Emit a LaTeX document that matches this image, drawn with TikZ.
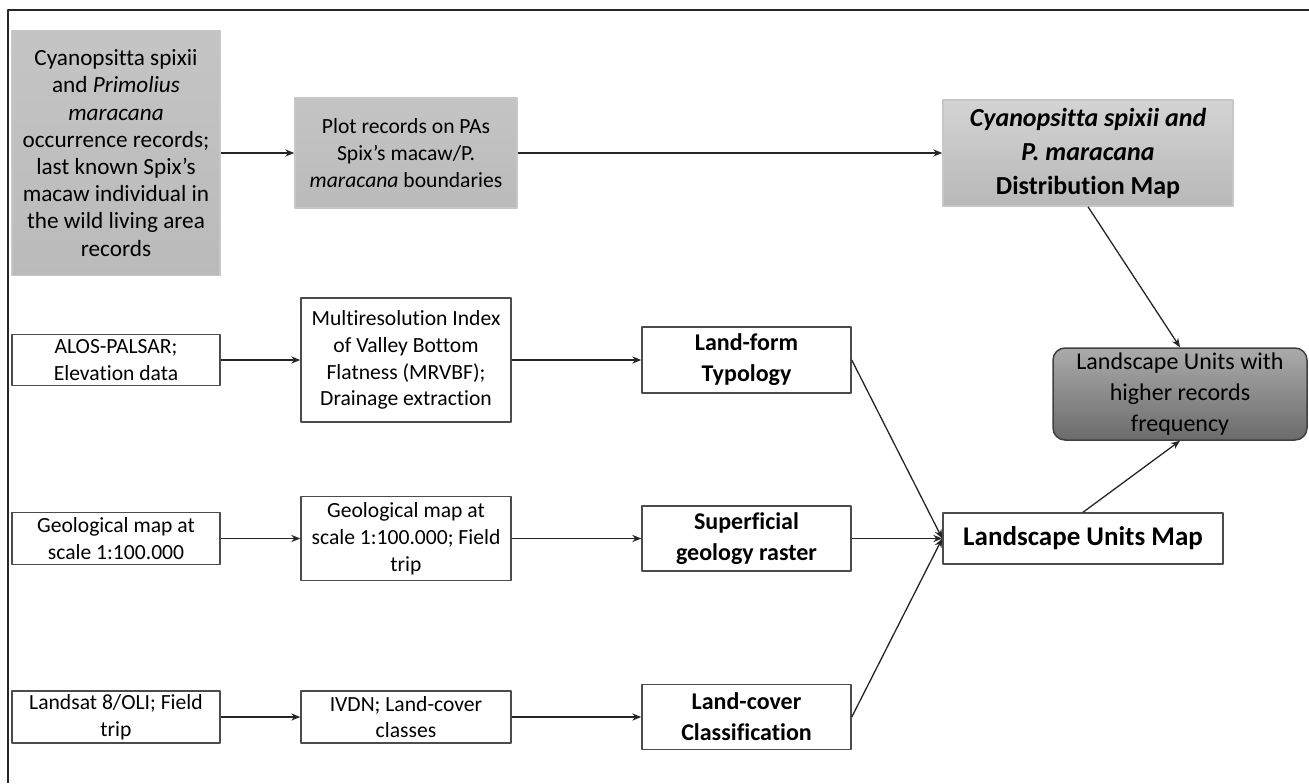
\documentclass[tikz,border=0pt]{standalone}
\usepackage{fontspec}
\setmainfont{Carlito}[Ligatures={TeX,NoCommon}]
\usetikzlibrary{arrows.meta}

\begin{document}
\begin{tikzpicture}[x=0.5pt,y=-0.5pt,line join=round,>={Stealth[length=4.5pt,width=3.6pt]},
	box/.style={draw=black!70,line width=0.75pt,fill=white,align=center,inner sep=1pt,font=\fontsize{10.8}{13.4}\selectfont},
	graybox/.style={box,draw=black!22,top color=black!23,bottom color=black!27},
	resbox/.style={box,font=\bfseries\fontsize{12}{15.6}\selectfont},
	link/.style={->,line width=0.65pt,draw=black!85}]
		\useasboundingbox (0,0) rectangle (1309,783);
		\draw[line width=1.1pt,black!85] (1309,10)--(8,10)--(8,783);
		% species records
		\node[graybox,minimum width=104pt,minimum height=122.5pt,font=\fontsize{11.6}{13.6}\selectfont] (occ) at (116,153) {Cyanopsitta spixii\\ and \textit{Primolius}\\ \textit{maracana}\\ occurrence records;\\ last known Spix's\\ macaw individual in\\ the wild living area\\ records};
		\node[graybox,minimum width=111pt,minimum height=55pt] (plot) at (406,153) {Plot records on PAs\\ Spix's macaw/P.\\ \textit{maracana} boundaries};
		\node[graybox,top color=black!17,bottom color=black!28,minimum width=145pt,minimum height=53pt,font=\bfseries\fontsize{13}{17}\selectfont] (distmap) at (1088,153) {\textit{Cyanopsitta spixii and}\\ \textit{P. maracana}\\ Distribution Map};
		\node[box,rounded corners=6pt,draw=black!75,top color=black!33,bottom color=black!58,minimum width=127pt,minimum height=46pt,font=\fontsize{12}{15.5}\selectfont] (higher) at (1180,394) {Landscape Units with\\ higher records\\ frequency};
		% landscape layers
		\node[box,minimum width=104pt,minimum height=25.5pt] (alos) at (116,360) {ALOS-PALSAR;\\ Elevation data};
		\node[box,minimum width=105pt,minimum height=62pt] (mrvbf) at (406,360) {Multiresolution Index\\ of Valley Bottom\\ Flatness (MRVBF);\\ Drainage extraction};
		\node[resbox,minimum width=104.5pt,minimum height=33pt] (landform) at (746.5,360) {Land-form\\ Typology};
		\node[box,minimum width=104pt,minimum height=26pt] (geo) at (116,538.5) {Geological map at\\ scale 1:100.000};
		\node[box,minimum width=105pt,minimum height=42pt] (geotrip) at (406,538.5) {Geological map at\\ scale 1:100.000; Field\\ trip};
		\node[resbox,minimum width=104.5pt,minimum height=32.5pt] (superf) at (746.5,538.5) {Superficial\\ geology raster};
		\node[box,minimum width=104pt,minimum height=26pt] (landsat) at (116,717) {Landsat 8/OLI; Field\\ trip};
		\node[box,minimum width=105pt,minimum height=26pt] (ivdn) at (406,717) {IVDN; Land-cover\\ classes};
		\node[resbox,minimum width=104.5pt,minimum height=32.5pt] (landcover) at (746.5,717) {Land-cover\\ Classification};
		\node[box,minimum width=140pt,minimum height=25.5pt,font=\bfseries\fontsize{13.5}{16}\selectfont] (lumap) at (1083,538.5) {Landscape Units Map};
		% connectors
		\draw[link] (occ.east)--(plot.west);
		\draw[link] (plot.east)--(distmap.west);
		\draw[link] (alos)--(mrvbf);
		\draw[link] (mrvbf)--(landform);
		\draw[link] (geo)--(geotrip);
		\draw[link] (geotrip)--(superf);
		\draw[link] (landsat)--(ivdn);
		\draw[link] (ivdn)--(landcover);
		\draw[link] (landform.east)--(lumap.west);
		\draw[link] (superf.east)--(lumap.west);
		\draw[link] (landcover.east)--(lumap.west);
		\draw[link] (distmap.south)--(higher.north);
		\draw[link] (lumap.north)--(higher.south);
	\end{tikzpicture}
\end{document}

####

Give the data above again in full and unchanged, skipping the pictures.

Emit a LaTeX document that matches this image, drawn with TikZ.
\documentclass[tikz,border=0pt]{standalone}
\usepackage{fontspec}
\setmainfont{Carlito}[Ligatures={TeX,NoCommon}]
\usetikzlibrary{arrows.meta}

\begin{document}
\begin{tikzpicture}[x=0.5pt,y=-0.5pt,line join=round,>={Stealth[length=4.5pt,width=3.6pt]},
	box/.style={draw=black!70,line width=0.75pt,fill=white,align=center,inner sep=1pt,font=\fontsize{10.8}{13.4}\selectfont},
	graybox/.style={box,draw=black!22,top color=black!23,bottom color=black!27},
	resbox/.style={box,font=\bfseries\fontsize{12}{15.6}\selectfont},
	link/.style={->,line width=0.65pt,draw=black!85}]
		\useasboundingbox (0,0) rectangle (1309,783);
		\draw[line width=1.1pt,black!85] (1309,10)--(8,10)--(8,783);
		% species records
		\node[graybox,minimum width=104pt,minimum height=122.5pt,font=\fontsize{11.6}{13.6}\selectfont] (occ) at (116,153) {Cyanopsitta spixii\\ and \textit{Primolius}\\ \textit{maracana}\\ occurrence records;\\ last known Spix's\\ macaw individual in\\ the wild living area\\ records};
		\node[graybox,minimum width=111pt,minimum height=55pt] (plot) at (406,153) {Plot records on PAs\\ Spix's macaw/P.\\ \textit{maracana} boundaries};
		\node[graybox,top color=black!17,bottom color=black!28,minimum width=145pt,minimum height=53pt,font=\bfseries\fontsize{13}{17}\selectfont] (distmap) at (1088,153) {\textit{Cyanopsitta spixii and}\\ \textit{P. maracana}\\ Distribution Map};
		\node[box,rounded corners=6pt,draw=black!75,top color=black!33,bottom color=black!58,minimum width=127pt,minimum height=46pt,font=\fontsize{12}{15.5}\selectfont] (higher) at (1180,394) {Landscape Units with\\ higher records\\ frequency};
		% landscape layers
		\node[box,minimum width=104pt,minimum height=25.5pt] (alos) at (116,360) {ALOS-PALSAR;\\ Elevation data};
		\node[box,minimum width=105pt,minimum height=62pt] (mrvbf) at (406,360) {Multiresolution Index\\ of Valley Bottom\\ Flatness (MRVBF);\\ Drainage extraction};
		\node[resbox,minimum width=104.5pt,minimum height=33pt] (landform) at (746.5,360) {Land-form\\ Typology};
		\node[box,minimum width=104pt,minimum height=26pt] (geo) at (116,538.5) {Geological map at\\ scale 1:100.000};
		\node[box,minimum width=105pt,minimum height=42pt] (geotrip) at (406,538.5) {Geological map at\\ scale 1:100.000; Field\\ trip};
		\node[resbox,minimum width=104.5pt,minimum height=32.5pt] (superf) at (746.5,538.5) {Superficial\\ geology raster};
		\node[box,minimum width=104pt,minimum height=26pt] (landsat) at (116,717) {Landsat 8/OLI; Field\\ trip};
		\node[box,minimum width=105pt,minimum height=26pt] (ivdn) at (406,717) {IVDN; Land-cover\\ classes};
		\node[resbox,minimum width=104.5pt,minimum height=32.5pt] (landcover) at (746.5,717) {Land-cover\\ Classification};
		\node[box,minimum width=140pt,minimum height=25.5pt,font=\bfseries\fontsize{13.5}{16}\selectfont] (lumap) at (1083,538.5) {Landscape Units Map};
		% connectors
		\draw[link] (occ.east)--(plot.west);
		\draw[link] (plot.east)--(distmap.west);
		\draw[link] (alos)--(mrvbf);
		\draw[link] (mrvbf)--(landform);
		\draw[link] (geo)--(geotrip);
		\draw[link] (geotrip)--(superf);
		\draw[link] (landsat)--(ivdn);
		\draw[link] (ivdn)--(landcover);
		\draw[link] (landform.east)--(lumap.west);
		\draw[link] (superf.east)--(lumap.west);
		\draw[link] (landcover.east)--(lumap.west);
		\draw[link] (distmap.south)--(higher.north);
		\draw[link] (lumap.north)--(higher.south);
	\end{tikzpicture}
\end{document}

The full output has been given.